Problem statement:
Take the listing from its first line through the line that contains "a10_err = [0.02, 0.02, 0.03, 0.03, 0.03, 0.03]" and please retype those lines exactly, leaving out the pictures.

## START Dataset section

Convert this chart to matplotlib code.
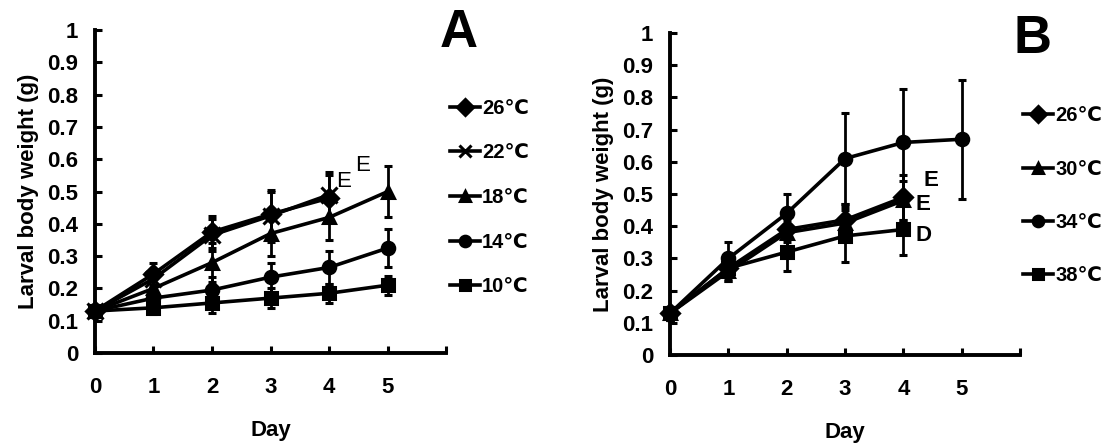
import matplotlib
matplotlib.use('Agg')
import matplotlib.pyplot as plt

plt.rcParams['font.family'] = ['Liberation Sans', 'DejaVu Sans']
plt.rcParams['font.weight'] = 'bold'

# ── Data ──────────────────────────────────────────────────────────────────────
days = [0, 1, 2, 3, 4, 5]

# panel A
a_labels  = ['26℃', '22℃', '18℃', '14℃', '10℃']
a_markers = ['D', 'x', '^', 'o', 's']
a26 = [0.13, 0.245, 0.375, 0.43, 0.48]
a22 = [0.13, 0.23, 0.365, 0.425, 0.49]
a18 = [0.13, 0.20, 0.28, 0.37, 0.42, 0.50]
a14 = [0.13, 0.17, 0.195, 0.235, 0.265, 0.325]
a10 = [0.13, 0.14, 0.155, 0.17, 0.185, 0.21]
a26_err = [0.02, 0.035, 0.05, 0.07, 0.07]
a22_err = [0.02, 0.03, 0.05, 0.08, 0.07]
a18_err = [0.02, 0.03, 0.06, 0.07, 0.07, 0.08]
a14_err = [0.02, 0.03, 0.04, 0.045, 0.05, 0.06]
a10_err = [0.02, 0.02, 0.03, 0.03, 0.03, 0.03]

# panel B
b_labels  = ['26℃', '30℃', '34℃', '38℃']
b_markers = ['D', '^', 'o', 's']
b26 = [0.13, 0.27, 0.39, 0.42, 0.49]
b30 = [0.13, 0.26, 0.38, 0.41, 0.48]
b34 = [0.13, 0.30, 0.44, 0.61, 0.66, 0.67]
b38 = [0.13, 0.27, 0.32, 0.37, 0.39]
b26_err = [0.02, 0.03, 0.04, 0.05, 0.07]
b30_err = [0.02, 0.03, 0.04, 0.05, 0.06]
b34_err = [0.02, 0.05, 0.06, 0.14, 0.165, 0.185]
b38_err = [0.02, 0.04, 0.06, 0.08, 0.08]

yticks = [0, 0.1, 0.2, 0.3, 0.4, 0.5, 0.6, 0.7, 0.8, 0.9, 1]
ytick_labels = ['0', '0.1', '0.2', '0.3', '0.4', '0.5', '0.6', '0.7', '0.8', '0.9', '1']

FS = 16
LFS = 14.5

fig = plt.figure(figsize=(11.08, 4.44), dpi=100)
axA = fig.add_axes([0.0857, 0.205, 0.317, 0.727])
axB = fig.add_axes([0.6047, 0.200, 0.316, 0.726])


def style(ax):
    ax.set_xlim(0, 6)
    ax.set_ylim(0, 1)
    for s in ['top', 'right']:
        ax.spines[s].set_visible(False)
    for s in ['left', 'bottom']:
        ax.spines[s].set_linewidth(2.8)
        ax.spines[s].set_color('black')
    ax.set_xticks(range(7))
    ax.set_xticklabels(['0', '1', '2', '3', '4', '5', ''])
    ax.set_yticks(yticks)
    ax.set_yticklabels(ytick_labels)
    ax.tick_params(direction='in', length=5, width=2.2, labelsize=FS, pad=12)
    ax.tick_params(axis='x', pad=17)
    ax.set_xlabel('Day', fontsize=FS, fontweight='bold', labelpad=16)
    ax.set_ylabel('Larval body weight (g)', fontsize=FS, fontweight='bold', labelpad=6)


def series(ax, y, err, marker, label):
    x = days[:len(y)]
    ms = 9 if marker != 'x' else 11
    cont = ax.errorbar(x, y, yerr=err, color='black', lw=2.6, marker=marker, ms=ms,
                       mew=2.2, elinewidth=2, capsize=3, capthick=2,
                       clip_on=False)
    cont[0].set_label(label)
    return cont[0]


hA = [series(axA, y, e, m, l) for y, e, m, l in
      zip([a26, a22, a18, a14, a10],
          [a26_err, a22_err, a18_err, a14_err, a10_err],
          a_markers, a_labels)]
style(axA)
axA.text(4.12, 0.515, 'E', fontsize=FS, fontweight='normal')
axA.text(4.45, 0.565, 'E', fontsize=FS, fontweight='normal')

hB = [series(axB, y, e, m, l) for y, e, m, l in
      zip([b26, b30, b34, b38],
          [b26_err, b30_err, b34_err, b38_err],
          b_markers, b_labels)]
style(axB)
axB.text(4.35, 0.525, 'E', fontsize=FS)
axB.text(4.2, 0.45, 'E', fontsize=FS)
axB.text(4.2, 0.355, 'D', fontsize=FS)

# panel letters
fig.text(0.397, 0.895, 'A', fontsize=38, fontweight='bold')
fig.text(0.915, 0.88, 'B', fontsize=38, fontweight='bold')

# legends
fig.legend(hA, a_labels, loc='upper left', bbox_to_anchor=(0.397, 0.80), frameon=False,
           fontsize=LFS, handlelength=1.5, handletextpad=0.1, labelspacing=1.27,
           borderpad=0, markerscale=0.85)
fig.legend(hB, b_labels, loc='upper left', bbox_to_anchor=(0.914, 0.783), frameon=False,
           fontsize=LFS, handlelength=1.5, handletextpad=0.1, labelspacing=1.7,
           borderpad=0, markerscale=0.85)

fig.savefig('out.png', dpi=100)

## END Dataset section

Complete response:
Convert this chart to matplotlib code.
import matplotlib
matplotlib.use('Agg')
import matplotlib.pyplot as plt

plt.rcParams['font.family'] = ['Liberation Sans', 'DejaVu Sans']
plt.rcParams['font.weight'] = 'bold'

# ── Data ──────────────────────────────────────────────────────────────────────
days = [0, 1, 2, 3, 4, 5]

# panel A
a_labels  = ['26℃', '22℃', '18℃', '14℃', '10℃']
a_markers = ['D', 'x', '^', 'o', 's']
a26 = [0.13, 0.245, 0.375, 0.43, 0.48]
a22 = [0.13, 0.23, 0.365, 0.425, 0.49]
a18 = [0.13, 0.20, 0.28, 0.37, 0.42, 0.50]
a14 = [0.13, 0.17, 0.195, 0.235, 0.265, 0.325]
a10 = [0.13, 0.14, 0.155, 0.17, 0.185, 0.21]
a26_err = [0.02, 0.035, 0.05, 0.07, 0.07]
a22_err = [0.02, 0.03, 0.05, 0.08, 0.07]
a18_err = [0.02, 0.03, 0.06, 0.07, 0.07, 0.08]
a14_err = [0.02, 0.03, 0.04, 0.045, 0.05, 0.06]
a10_err = [0.02, 0.02, 0.03, 0.03, 0.03, 0.03]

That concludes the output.